• **WHAT NEEDS TO BE DONE**: Pictures are not part of the copy. Retype the lines from the first one through the line that contains "const baselineSpanRight = [-0.5, 10.5];".

• **COLLECTED DATA**:
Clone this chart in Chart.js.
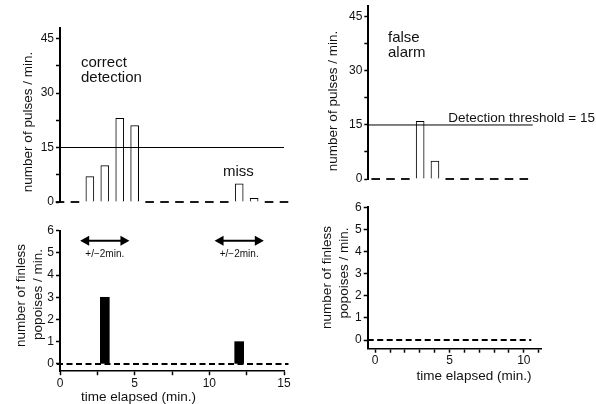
<!DOCTYPE html>
<html>
<head>
<meta charset="utf-8">
<script src="https://cdn.jsdelivr.net/npm/chart.js@4.4.1/dist/chart.umd.min.js"></script>
<style>
  body { margin: 0; background: #fff; width: 596px; height: 404px; position: relative; overflow: hidden; }
  canvas { position: absolute; }
</style>
</head>
<body>
<canvas id="tl" width="300" height="215" style="left:0;top:0"></canvas>
<canvas id="bl" width="300" height="189" style="left:0;top:215px"></canvas>
<canvas id="tr" width="296" height="200" style="left:300px;top:0"></canvas>
<canvas id="br" width="296" height="209" style="left:300px;top:195px"></canvas>
<script>
// left side: correct detection / miss
const minutesLeft = [0, 1, 2, 3, 4, 5, 6, 7, 8, 9, 10, 11, 12, 13, 14, 15];
const pulsesLeft = [0, 0, 7, 10, 23, 21, 0, 0, 0, 0, 0, 0, 5, 1, 0, 0];
const porpoisesLeft = [0, 0, 0, 3, 0, 0, 0, 0, 0, 0, 0, 0, 1, 0, 0, 0];
// right side: false alarm
const minutesRight = [0, 1, 2, 3, 4, 5, 6, 7, 8, 9, 10];
const pulsesRight = [0, 0, 0, 16, 5, 0, 0, 0, 0, 0, 0];
const porpoisesRight = [0, 0, 0, 0, 0, 0, 0, 0, 0, 0, 0];

const threshold = 15;
const thresholdSpanLeft = [0, 15];
const thresholdSpanRight = [-0.5, 10.6];
const baselineSpanLeft = [-0.2, 15.3];
const baselineSpanRight = [-0.5, 10.5];

const pulseTicks = [0, 15, 30, 45];
const pulseMinor = [7.5, 22.5, 37.5];
const porpoiseTicks = [0, 1, 2, 3, 4, 5, 6];
const timeTicksLeft = [0, 5, 10, 15];
const timeMinorLeft = [2.5, 7.5, 12.5];
const timeTicksRight = [0, 5, 10];
const timeMinorRight = [1, 2, 3, 4, 6, 7, 8, 9, 11];

const arrowHalfSpan = 1.65;   // minutes either side of a sighting
const arrowLevel = 5.55;
const arrowLabelLevel = 4.95;

const FONT = "'Liberation Sans', Arial, sans-serif";

function pts(xs, ys, keep) {
    return xs.map((x, i) => ({ x: x, y: ys[i] })).filter(p => keep(p.y));
}

function fixedTicks(major, minor) {
    return s => { s.ticks = major.concat(minor).sort((a, b) => a - b).map(v => ({ value: v })); };
}

function yAxis(min, max, major, minor, width) {
    return {
        type: 'linear', position: 'left', min: min, max: max,
        afterBuildTicks: fixedTicks(major, minor),
        afterFit: s => { s.width = width; s.paddingTop = 0; s.paddingBottom = 0; },
        border: { display: true, color: '#000', width: 2 },
        grid: { drawOnChartArea: false, tickLength: 4, tickColor: '#000', tickWidth: 1.5 },
        ticks: { autoSkip: false, padding: 2, color: '#111', font: { family: FONT, size: 12 },
                 callback: v => major.includes(v) ? String(v) : '' }
    };
}

function xAxis(min, max, major, minor, height) {
    const ax = {
        type: 'linear', position: 'bottom', min: min, max: max, offset: false,
        afterBuildTicks: fixedTicks(major, minor),
        afterFit: s => { s.height = height; s.paddingLeft = 0; s.paddingRight = 0; },
        border: { display: true, color: '#000', width: 1.5 },
        grid: { offset: false, drawOnChartArea: false, tickLength: 4, tickColor: '#000', tickWidth: 1.5 },
        ticks: { autoSkip: false, maxRotation: 0, padding: 1, color: '#111', font: { family: FONT, size: 12 },
                 callback: v => major.includes(v) ? String(v) : '' }
    };
    if (height === 0) ax.display = false;
    return ax;
}

function drawText(ctx, t) {
    ctx.save();
    ctx.font = (t.size || 13.5) + 'px ' + FONT;
    ctx.fillStyle = '#111';
    ctx.translate(t.x, t.y);
    if (t.rot) ctx.rotate(-Math.PI / 2);
    ctx.textAlign = t.align || 'left';
    ctx.textBaseline = t.base || 'alphabetic';
    ctx.fillText(t.text, 0, 0);
    ctx.restore();
}

function notes(texts, extra) {
    return {
        id: 'notes',
        afterDraw(chart) {
            texts.forEach(t => drawText(chart.ctx, t));
            if (extra) extra(chart);
        }
    };
}

function arrows(centers) {
    return chart => {
        const ctx = chart.ctx, xs = chart.scales.x, ys = chart.scales.y;
        const y = ys.getPixelForValue(arrowLevel);
        const ly = ys.getPixelForValue(arrowLabelLevel);
        ctx.save();
        ctx.fillStyle = '#000';
        ctx.strokeStyle = '#000';
        centers.forEach(c => {
            const x1 = xs.getPixelForValue(c - arrowHalfSpan);
            const x2 = xs.getPixelForValue(c + arrowHalfSpan);
            ctx.lineWidth = 2;
            ctx.beginPath(); ctx.moveTo(x1 + 5, y); ctx.lineTo(x2 - 5, y); ctx.stroke();
            ctx.beginPath(); ctx.moveTo(x1, y); ctx.lineTo(x1 + 9, y - 5); ctx.lineTo(x1 + 9, y + 5); ctx.closePath(); ctx.fill();
            ctx.beginPath(); ctx.moveTo(x2, y); ctx.lineTo(x2 - 9, y - 5); ctx.lineTo(x2 - 9, y + 5); ctx.closePath(); ctx.fill();
            drawText(ctx, { text: '+/\u22122min.', x: xs.getPixelForValue(c), y: ly, size: 10, align: 'center', base: 'middle' });
        });
        ctx.restore();
    };
}

function pulsePanel(id, minutes, pulses, span, xRange, pad, yWidth, texts) {
    new Chart(document.getElementById(id), {
        type: 'bar',
        data: {
            datasets: [
                { type: 'line', data: [{ x: span[0], y: threshold }, { x: span[1], y: threshold }],
                  borderColor: '#000', borderWidth: 1, pointRadius: 0, order: 0, clip: false },
                { type: 'bar', data: pts(minutes, pulses, v => v > 0), backgroundColor: '#fff',
                  borderColor: '#000', borderWidth: 1, barThickness: 8, order: 1, clip: false },
                { type: 'scatter', data: pts(minutes, pulses, v => v === 0), showLine: false,
                  pointStyle: 'line', pointRadius: 4.3, borderColor: '#000', borderWidth: 1.8, order: 2, clip: false }
            ]
        },
        options: {
            responsive: false, animation: false,
            layout: { padding: pad },
            plugins: { legend: { display: false }, tooltip: { enabled: false } },
            scales: {
                x: xAxis(xRange[0], xRange[1], [], [], 0),
                y: yAxis(0, 48, pulseTicks, pulseMinor, yWidth)
            }
        },
        plugins: [notes(texts)]
    });
}

function porpoisePanel(id, minutes, counts, baseSpan, xRange, yMin, pad, yWidth, xHeight, major, minor, texts) {
    const seen = minutes.filter((m, i) => counts[i] > 0);
    new Chart(document.getElementById(id), {
        type: 'bar',
        data: {
            datasets: [
                { type: 'bar', data: pts(minutes, counts, v => v > 0), backgroundColor: '#000',
                  borderWidth: 0, barThickness: 9, order: 1, clip: false },
                { type: 'line', data: [{ x: baseSpan[0], y: 0 }, { x: baseSpan[1], y: 0 }],
                  borderColor: '#000', borderWidth: 2, borderDash: [6, 3.5], pointRadius: 0, order: 2, clip: false }
            ]
        },
        options: {
            responsive: false, animation: false,
            layout: { padding: pad },
            plugins: { legend: { display: false }, tooltip: { enabled: false } },
            scales: {
                x: xAxis(xRange[0], xRange[1], major, minor, xHeight),
                y: yAxis(yMin, 6, porpoiseTicks, [], yWidth)
            }
        },
        plugins: [notes(texts, arrows(seen))]
    });
}

pulsePanel('tl', minutesLeft, pulsesLeft, thresholdSpanLeft, [0, 15],
    { left: 0, top: 27.6, right: 16, bottom: 13 }, 60, [
        { text: 'correct', x: 81, y: 66.5, size: 15 },
        { text: 'detection', x: 81, y: 81.5, size: 15 },
        { text: 'miss', x: 223, y: 176, size: 15 },
        { text: 'number of pulses / min.', x: 28.7, y: 122, rot: true, align: 'center', base: 'middle' }
    ]);

pulsePanel('tr', minutesRight, pulsesRight, thresholdSpanRight, [-0.5, 11.2],
    { left: 0, top: 4.9, right: 54.4, bottom: 21 }, 68.3, [
        { text: 'false', x: 88, y: 41.5, size: 15 },
        { text: 'alarm', x: 88, y: 56.5, size: 15 },
        { text: 'Detection threshold = 15', x: 148.3, y: 121.5 },
        { text: 'number of pulses / min.', x: 33.3, y: 101, rot: true, align: 'center', base: 'middle' }
    ]);

porpoisePanel('bl', minutesLeft, porpoisesLeft, baselineSpanLeft, [0, 15], -0.33,
    { left: 0, top: 15.7, right: 16, bottom: 0 }, 60, 32.8, timeTicksLeft, timeMinorLeft, [
        { text: 'number of finless', x: 21, y: 80.5, rot: true, align: 'center', base: 'middle' },
        { text: 'popoises / min.', x: 38, y: 79.5, rot: true, align: 'center', base: 'middle' },
        { text: 'time elapsed (min.)', x: 138.5, y: 182, align: 'center', base: 'middle' }
    ]);

porpoisePanel('br', minutesRight, porpoisesRight, baselineSpanRight, [-0.5, 11.2], -0.39,
    { left: 0, top: 12.3, right: 54.3, bottom: 0 }, 67.7, 55.3, timeTicksRight, timeMinorRight, [
        { text: 'number of finless', x: 27.5, y: 82.5, rot: true, align: 'center', base: 'middle' },
        { text: 'popoises / min.', x: 44.2, y: 78, rot: true, align: 'center', base: 'middle' },
        { text: 'time elapsed (min.)', x: 174, y: 181, align: 'center', base: 'middle' }
    ]);
</script>
</body>
</html>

• **ANSWER TO THE TASK**:
Clone this chart in Chart.js.
<!DOCTYPE html>
<html>
<head>
<meta charset="utf-8">
<script src="https://cdn.jsdelivr.net/npm/chart.js@4.4.1/dist/chart.umd.min.js"></script>
<style>
  body { margin: 0; background: #fff; width: 596px; height: 404px; position: relative; overflow: hidden; }
  canvas { position: absolute; }
</style>
</head>
<body>
<canvas id="tl" width="300" height="215" style="left:0;top:0"></canvas>
<canvas id="bl" width="300" height="189" style="left:0;top:215px"></canvas>
<canvas id="tr" width="296" height="200" style="left:300px;top:0"></canvas>
<canvas id="br" width="296" height="209" style="left:300px;top:195px"></canvas>
<script>
// left side: correct detection / miss
const minutesLeft = [0, 1, 2, 3, 4, 5, 6, 7, 8, 9, 10, 11, 12, 13, 14, 15];
const pulsesLeft = [0, 0, 7, 10, 23, 21, 0, 0, 0, 0, 0, 0, 5, 1, 0, 0];
const porpoisesLeft = [0, 0, 0, 3, 0, 0, 0, 0, 0, 0, 0, 0, 1, 0, 0, 0];
// right side: false alarm
const minutesRight = [0, 1, 2, 3, 4, 5, 6, 7, 8, 9, 10];
const pulsesRight = [0, 0, 0, 16, 5, 0, 0, 0, 0, 0, 0];
const porpoisesRight = [0, 0, 0, 0, 0, 0, 0, 0, 0, 0, 0];

const threshold = 15;
const thresholdSpanLeft = [0, 15];
const thresholdSpanRight = [-0.5, 10.6];
const baselineSpanLeft = [-0.2, 15.3];
const baselineSpanRight = [-0.5, 10.5];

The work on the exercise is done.